In Dresden wurden heute, wie ich den Nachrichten entnahm, Mitarbeiter des Deutschen Roten Kreuzes angegriffen, während sie eine Zeltstadt für Flüchtlinge errichteten. Vom DRK hieß es: „erstmals in einem zivilisierten Land“. Wohl von zwei Dutzend Rechtsextremisten, die der „Asylschwemme“, wie es seit Wochen in sozialen Netzwerken heißt, Einhalt gebieten wollen. „Zeit für Taten“ gewissermaßen – einst ein Wahlslogan der CDU. Wieder viele Blicke auf die Neuen Länder, Sachsen, Dresden. Nun ist es soweit (bin Spätzünder): Ich schäme mich, Dritten gegenüber meinen aktuellen Wohnort preiszugeben. Früher stets die Reaktion darauf: Oh, das barocke Elbflorenz! Ah, Kurfürst Augusts wiedererstandene Residenz! Grünes Gewölbe, Frauenkirche, Kreuzchor. Ich dazu dann immer noch schelmisch: Von hier aus wurde einst Polen regiert. Heute – trotz berechtigter Kritik an vielen Aspekten der Zuwanderungspolitik (die ja auch rechtlich etwas anderes ist) – vor allem eine Reaktion: das Land, die Stadt von Pegida, Glatzen, entfesselter Unzufriedenheit. Jede, sachlich dringend notwendige Diskussion über Zuwanderung wird damit verunmöglicht, obwohl die Lage anderes erfordert. Während (einstweilen?) im Ruhrgebiet Straßenzüge, Stadtviertel von vordringlich ausländischen Banden übernommen werden, die Angst und Schrecken verbreiten, schlagen im Osten „Fußballfans“ Homosexuelle zusammen oder der perspektivlose und/oder ungebildete Mob marschiert, wie in Freital, gegen Flüchtlinge. Da gerät etwas außer Kontrolle …

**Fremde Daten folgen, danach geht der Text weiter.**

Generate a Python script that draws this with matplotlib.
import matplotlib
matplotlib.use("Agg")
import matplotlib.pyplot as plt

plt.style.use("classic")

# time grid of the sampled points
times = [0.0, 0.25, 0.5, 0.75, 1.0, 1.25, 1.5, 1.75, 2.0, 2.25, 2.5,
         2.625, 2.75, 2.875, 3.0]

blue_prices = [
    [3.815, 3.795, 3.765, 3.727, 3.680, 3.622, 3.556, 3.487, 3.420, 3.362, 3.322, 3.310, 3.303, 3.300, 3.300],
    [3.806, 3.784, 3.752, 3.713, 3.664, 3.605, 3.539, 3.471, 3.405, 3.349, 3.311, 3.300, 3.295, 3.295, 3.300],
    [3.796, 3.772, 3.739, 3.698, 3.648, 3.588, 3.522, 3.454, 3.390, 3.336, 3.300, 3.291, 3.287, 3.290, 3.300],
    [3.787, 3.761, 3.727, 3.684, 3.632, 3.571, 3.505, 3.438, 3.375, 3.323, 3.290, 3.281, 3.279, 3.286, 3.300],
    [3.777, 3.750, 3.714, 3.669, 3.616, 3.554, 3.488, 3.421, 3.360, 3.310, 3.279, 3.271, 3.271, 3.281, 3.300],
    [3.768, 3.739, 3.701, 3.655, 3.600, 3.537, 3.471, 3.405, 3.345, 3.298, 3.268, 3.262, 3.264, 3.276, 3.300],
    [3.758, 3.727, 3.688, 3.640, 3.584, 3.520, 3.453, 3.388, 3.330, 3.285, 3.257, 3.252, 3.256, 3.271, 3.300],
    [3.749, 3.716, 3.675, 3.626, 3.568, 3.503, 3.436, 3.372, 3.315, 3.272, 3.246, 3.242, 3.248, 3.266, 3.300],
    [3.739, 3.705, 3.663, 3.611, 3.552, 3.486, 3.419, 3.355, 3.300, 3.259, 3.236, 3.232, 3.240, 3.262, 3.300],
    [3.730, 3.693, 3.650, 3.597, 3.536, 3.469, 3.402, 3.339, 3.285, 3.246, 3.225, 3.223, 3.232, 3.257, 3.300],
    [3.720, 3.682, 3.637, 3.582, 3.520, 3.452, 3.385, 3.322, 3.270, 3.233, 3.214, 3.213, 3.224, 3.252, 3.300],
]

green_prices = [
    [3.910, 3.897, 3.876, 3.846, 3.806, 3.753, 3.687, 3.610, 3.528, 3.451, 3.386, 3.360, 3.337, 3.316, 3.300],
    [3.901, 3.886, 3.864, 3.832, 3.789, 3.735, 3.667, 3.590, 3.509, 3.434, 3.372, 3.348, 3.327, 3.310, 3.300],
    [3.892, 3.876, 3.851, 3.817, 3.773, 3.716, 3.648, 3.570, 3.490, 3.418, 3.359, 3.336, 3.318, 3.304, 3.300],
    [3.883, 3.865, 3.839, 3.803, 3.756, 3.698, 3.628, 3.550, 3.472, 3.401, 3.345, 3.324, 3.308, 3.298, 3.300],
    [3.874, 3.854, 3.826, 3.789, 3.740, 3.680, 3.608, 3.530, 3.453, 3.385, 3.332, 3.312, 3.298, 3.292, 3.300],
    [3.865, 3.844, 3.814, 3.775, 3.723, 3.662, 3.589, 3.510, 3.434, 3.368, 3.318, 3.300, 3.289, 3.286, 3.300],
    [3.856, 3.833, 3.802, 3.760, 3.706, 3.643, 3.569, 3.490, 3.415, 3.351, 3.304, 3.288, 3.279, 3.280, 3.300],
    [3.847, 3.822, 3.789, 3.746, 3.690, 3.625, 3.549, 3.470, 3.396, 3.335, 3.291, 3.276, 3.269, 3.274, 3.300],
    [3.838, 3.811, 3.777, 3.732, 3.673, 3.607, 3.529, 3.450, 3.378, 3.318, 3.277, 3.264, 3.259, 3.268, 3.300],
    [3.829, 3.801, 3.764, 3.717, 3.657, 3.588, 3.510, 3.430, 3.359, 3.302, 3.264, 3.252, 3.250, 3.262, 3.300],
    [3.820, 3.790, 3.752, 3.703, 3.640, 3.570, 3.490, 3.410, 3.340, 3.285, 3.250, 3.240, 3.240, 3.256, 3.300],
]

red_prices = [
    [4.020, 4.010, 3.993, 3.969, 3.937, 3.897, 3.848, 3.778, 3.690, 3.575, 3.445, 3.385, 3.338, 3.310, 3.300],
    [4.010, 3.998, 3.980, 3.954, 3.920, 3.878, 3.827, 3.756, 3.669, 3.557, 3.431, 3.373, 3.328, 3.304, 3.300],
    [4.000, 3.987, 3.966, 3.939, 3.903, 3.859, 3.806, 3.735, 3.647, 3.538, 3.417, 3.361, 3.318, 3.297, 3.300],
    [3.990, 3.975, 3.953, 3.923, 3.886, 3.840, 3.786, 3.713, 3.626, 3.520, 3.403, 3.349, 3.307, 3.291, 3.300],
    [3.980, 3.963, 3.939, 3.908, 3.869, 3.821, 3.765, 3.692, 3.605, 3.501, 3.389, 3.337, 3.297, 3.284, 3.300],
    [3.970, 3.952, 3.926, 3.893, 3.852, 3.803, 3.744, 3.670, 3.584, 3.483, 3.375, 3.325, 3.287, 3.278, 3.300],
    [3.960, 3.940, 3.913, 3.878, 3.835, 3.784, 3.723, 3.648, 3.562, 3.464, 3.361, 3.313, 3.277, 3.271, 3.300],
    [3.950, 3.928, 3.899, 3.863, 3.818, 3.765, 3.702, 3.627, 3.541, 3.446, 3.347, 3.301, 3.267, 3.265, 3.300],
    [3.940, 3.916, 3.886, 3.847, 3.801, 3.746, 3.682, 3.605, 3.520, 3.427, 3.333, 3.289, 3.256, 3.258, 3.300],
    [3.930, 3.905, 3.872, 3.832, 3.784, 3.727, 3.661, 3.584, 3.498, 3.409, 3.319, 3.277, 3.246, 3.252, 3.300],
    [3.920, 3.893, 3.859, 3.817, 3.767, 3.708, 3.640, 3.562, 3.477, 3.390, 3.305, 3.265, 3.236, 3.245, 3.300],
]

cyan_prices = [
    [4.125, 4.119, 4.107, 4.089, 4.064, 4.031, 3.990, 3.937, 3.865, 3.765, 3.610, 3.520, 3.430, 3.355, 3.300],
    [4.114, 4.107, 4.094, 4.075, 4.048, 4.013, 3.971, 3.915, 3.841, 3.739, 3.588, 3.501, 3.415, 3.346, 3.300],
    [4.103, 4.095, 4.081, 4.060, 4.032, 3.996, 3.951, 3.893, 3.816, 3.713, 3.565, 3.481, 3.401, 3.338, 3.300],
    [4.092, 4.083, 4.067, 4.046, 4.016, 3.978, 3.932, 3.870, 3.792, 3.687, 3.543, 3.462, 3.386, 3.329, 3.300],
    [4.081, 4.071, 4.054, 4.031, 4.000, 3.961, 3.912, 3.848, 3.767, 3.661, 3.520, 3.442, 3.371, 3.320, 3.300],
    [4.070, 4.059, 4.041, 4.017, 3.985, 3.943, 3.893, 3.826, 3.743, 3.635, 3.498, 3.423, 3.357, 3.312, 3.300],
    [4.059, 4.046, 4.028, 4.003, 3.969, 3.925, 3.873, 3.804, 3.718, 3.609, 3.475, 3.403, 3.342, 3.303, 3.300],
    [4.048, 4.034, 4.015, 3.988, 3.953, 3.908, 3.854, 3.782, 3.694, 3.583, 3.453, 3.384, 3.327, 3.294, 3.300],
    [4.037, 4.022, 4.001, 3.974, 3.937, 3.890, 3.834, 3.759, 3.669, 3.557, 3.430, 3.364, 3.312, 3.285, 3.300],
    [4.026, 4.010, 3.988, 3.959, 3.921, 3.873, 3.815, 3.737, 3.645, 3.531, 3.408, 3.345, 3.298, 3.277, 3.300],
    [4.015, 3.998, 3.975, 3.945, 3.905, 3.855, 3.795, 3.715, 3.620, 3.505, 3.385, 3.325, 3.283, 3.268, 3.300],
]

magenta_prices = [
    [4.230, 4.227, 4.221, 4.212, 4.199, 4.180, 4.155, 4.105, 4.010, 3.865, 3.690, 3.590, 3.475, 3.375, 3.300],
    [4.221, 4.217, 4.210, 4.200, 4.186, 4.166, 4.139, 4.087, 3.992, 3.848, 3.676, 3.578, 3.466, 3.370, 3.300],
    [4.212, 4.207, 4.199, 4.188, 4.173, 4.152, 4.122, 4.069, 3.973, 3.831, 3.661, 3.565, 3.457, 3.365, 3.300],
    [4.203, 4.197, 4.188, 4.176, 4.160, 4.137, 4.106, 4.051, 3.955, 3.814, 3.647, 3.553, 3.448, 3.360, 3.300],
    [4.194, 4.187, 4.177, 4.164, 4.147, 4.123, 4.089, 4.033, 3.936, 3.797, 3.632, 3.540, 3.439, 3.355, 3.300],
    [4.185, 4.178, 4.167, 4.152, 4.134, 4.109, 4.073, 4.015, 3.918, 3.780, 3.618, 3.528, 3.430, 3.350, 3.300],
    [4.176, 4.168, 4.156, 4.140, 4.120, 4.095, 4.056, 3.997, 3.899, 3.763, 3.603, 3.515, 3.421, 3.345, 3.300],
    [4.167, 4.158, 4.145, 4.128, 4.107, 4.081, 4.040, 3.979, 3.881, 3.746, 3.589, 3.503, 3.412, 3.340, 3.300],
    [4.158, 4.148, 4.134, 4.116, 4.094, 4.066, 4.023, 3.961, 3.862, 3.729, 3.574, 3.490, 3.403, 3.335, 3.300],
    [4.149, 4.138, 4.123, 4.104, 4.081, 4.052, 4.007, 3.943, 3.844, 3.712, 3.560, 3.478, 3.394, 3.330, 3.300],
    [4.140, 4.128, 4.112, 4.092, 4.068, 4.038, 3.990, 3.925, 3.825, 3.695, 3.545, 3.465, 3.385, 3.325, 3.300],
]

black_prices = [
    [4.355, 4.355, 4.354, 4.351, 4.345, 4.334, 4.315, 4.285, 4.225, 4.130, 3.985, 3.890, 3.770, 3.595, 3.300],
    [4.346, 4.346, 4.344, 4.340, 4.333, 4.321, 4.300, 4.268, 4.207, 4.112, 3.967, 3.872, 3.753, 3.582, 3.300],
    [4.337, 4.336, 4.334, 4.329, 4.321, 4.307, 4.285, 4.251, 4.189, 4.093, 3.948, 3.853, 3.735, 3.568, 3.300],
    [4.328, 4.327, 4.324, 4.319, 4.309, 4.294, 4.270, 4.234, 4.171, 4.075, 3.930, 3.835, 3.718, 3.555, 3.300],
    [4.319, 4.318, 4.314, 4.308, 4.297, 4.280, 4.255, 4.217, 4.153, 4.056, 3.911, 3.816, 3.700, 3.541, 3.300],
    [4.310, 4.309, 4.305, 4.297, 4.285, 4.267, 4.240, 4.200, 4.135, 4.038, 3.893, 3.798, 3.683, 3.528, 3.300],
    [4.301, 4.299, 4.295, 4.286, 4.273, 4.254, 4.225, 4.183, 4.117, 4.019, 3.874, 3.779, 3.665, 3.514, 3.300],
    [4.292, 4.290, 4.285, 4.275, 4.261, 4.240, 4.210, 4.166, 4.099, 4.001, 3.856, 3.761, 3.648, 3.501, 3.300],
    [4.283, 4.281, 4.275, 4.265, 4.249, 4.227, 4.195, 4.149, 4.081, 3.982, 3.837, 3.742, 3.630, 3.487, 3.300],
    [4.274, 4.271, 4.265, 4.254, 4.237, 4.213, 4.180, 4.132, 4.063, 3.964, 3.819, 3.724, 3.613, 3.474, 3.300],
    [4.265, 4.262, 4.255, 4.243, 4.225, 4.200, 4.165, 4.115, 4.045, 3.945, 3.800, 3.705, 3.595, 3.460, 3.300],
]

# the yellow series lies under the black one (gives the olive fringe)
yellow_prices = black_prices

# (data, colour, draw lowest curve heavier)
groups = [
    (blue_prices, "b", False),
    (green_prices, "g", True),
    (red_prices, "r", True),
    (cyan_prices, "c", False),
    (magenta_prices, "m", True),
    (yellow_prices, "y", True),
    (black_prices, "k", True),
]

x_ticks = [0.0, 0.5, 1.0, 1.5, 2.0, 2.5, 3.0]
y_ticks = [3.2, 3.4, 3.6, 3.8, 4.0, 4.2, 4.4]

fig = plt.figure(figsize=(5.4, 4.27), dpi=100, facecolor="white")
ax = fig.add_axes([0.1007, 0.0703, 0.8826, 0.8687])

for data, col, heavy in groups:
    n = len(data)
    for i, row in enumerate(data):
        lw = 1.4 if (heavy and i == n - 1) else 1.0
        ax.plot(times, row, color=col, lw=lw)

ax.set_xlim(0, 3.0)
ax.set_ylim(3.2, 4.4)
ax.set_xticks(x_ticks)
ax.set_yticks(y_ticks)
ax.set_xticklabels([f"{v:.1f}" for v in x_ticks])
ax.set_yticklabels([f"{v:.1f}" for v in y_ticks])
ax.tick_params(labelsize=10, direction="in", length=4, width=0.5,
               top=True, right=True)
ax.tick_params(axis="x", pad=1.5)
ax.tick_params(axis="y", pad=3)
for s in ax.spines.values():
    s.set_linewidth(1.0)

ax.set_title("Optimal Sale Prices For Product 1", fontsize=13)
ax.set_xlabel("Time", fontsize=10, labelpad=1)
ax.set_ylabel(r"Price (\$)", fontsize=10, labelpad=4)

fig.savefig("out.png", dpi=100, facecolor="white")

Ich glaube, in diesem Land ist leider schon einiges außer Kontrolle geraten. Selbstverständlich ist nicht zu akzeptieren, Mitarbeiter des DRK oder THW anzugreifen. Aber das Aufbegehren der Menschen in Dresden oder Freiberg gegen den Eintritt von Situationen wie in einigen westdeutschen Großstädten, in denen ausländische Banden die Lage beherrschen und die Polizei und der Staat bereits resigniert haben, ist schon nachzuvollziehen. Anders werden sie von der Politik nicht gehört.
Dagegen begehren nur meiner Auffassung nach die Leute in Freital oder Dresden nicht auf. Zwei Entwicklungen laufen parallel: eine verfehlte Zuwanderungs- und Innenpolitik, die ausländischen Banden/islamistischenSubkulturen Chancen lässt, und die Salonfähigkeit rechtsextremistischer Parolen. Letztere gab es schon Anfang der 1990er-Jahre in Rostock-Lichtenhagen, Mölln, Solingen, Hoyerswerda so wie es sie in den 1930er-Jahren gab. Die Menschen ändern sich nicht. Besonders anfällig sind die, die Angst um ihre Zukunft haben, Sicherheit, Wohlstand. Das ist vollauf verständlich. Aber nun ist ein Bodensatz salonfähig, der mich sehr an die Prä-NS-Zeit erinnert. Ich habe es selbst erlebt bei öffentlichen Diskussionen um Flüchtlingsheime in Mittelsachsen etwa: Pogromstimmung. Noch einmal: Das ist das eine. Das andere ist die verfehlte Zuwanderungspolitik – ich schrieb ja, hier gibt es dringenden Handlungsbedarf. Die Frage ist nur, wie ich diesen artikuliere. Wie wäre es mit Demos vor Landtag und Bundestag, nicht vor Flüchtlingsheimen? Die Bewohner der letzteren können an der Rechtslage nichts ändern.